- **Problem to work on**: Provide an exact copy of the data, excluding the images.

- **Collected data**:
○ ○ ○
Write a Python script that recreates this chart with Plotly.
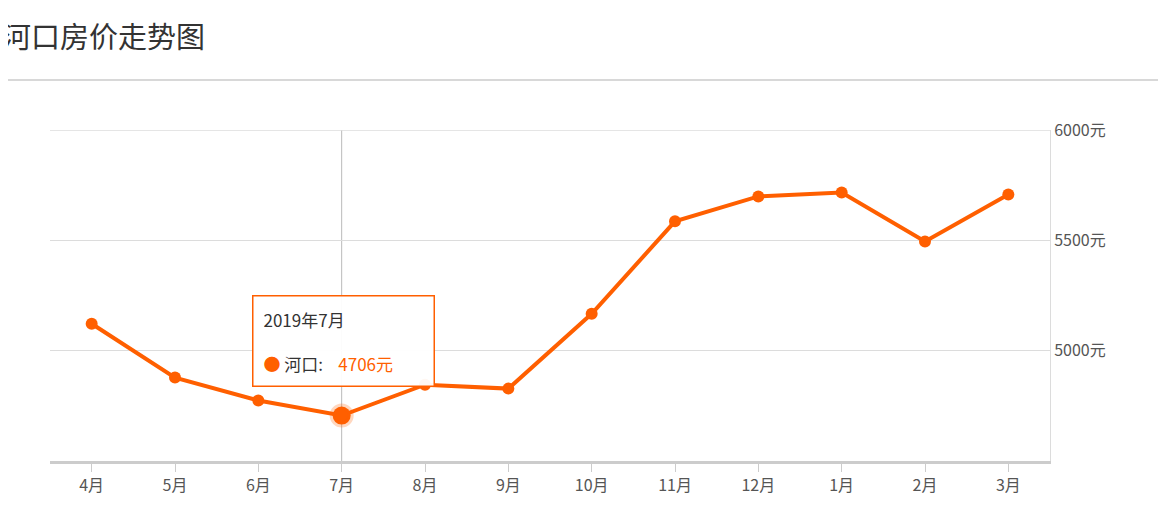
import plotly.graph_objects as go

months = ["4月", "5月", "6月", "7月", "8月", "9月", "10月", "11月", "12月", "1月", "2月", "3月"]
prices = [5122, 4878, 4774, 4706, 4846, 4828, 5167, 5586, 5699, 5717, 5495, 5708]
tick_vals = [5000, 5500, 6000]
tick_text = ["5000元", "5500元", "6000元"]
hi = 3  # highlighted month (7月)

orange = "#ff5f00"
fig = go.Figure()
fig.add_trace(go.Scatter(
    x=months, y=prices, mode="lines+markers",
    line=dict(color=orange, width=4),
    marker=dict(color=orange, size=12),
    hoverinfo="skip",
))
fig.add_trace(go.Scatter(
    x=[months[hi]], y=[prices[hi]], mode="markers",
    marker=dict(color=orange, size=18, line=dict(color="rgba(255,95,0,0.25)", width=6)),
    hoverinfo="skip",
))

fig.update_layout(
    width=1166, height=529,
    margin=dict(l=42, r=124, t=122, b=76),
    plot_bgcolor="white", paper_bgcolor="white",
    showlegend=False,
    font=dict(family="Noto Sans CJK SC", color="#555"),
    xaxis=dict(
        range=[-0.5, 11.5], showgrid=False, showline=True, linecolor="#ccc", linewidth=3,
        ticks="outside", tickcolor="#ccc", ticklen=8, tickfont=dict(size=16),
    ),
    yaxis=dict(
        range=[4500, 6000], side="right", tickvals=tick_vals, ticktext=tick_text,
        showgrid=True, gridcolor="#dcdcdc", gridwidth=1, zeroline=False,
        tickfont=dict(size=16), ticks="", showline=True, linecolor="#dcdcdc",
    ),
    shapes=[
        dict(type="rect", xref="paper", yref="paper", x0=-0.049, x1=1.116, y0=-0.3, y1=1.151,
             line=dict(color="#ccc", width=1.5)),
        dict(type="line", xref="x", yref="paper", x0=months[hi], x1=months[hi], y0=0, y1=1,
             line=dict(color="#bbb", width=1), layer="below"),
        dict(type="line", xref="paper", yref="y", x0=0, x1=1, y0=6000, y1=6000,
             line=dict(color="#dcdcdc", width=1.5), layer="below"),
    ],
    annotations=[
        dict(text="河口房价走势图", xref="paper", yref="paper", x=-0.05, y=1.287,
             xanchor="left", yanchor="middle", showarrow=False,
             font=dict(size=29, color="#333")),
        dict(text="2019年7月<br><br><span style='color:#ff5f00'>●</span> 河口:    "
                  "<span style='color:#ff5f00'>4706元</span>",
             x=months[hi], y=prices[hi], xref="x", yref="y", showarrow=False,
             yshift=75, xshift=2, align="left", width=160,
             bgcolor="rgba(255,255,255,0.95)",
             bordercolor=orange, borderwidth=1.5, borderpad=10,
             font=dict(size=17, color="#333")),
    ],
)
fig.write_html("out.html")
○ ○ ○
- **Result of the task**:
Write a Python script that recreates this chart with Plotly.
import plotly.graph_objects as go

months = ["4月", "5月", "6月", "7月", "8月", "9月", "10月", "11月", "12月", "1月", "2月", "3月"]
prices = [5122, 4878, 4774, 4706, 4846, 4828, 5167, 5586, 5699, 5717, 5495, 5708]
tick_vals = [5000, 5500, 6000]
tick_text = ["5000元", "5500元", "6000元"]
hi = 3  # highlighted month (7月)

orange = "#ff5f00"
fig = go.Figure()
fig.add_trace(go.Scatter(
    x=months, y=prices, mode="lines+markers",
    line=dict(color=orange, width=4),
    marker=dict(color=orange, size=12),
    hoverinfo="skip",
))
fig.add_trace(go.Scatter(
    x=[months[hi]], y=[prices[hi]], mode="markers",
    marker=dict(color=orange, size=18, line=dict(color="rgba(255,95,0,0.25)", width=6)),
    hoverinfo="skip",
))

fig.update_layout(
    width=1166, height=529,
    margin=dict(l=42, r=124, t=122, b=76),
    plot_bgcolor="white", paper_bgcolor="white",
    showlegend=False,
    font=dict(family="Noto Sans CJK SC", color="#555"),
    xaxis=dict(
        range=[-0.5, 11.5], showgrid=False, showline=True, linecolor="#ccc", linewidth=3,
        ticks="outside", tickcolor="#ccc", ticklen=8, tickfont=dict(size=16),
    ),
    yaxis=dict(
        range=[4500, 6000], side="right", tickvals=tick_vals, ticktext=tick_text,
        showgrid=True, gridcolor="#dcdcdc", gridwidth=1, zeroline=False,
        tickfont=dict(size=16), ticks="", showline=True, linecolor="#dcdcdc",
    ),
    shapes=[
        dict(type="rect", xref="paper", yref="paper", x0=-0.049, x1=1.116, y0=-0.3, y1=1.151,
             line=dict(color="#ccc", width=1.5)),
        dict(type="line", xref="x", yref="paper", x0=months[hi], x1=months[hi], y0=0, y1=1,
             line=dict(color="#bbb", width=1), layer="below"),
        dict(type="line", xref="paper", yref="y", x0=0, x1=1, y0=6000, y1=6000,
             line=dict(color="#dcdcdc", width=1.5), layer="below"),
    ],
    annotations=[
        dict(text="河口房价走势图", xref="paper", yref="paper", x=-0.05, y=1.287,
             xanchor="left", yanchor="middle", showarrow=False,
             font=dict(size=29, color="#333")),
        dict(text="2019年7月<br><br><span style='color:#ff5f00'>●</span> 河口:    "
                  "<span style='color:#ff5f00'>4706元</span>",
             x=months[hi], y=prices[hi], xref="x", yref="y", showarrow=False,
             yshift=75, xshift=2, align="left", width=160,
             bgcolor="rgba(255,255,255,0.95)",
             bordercolor=orange, borderwidth=1.5, borderpad=10,
             font=dict(size=17, color="#333")),
    ],
)
fig.write_html("out.html")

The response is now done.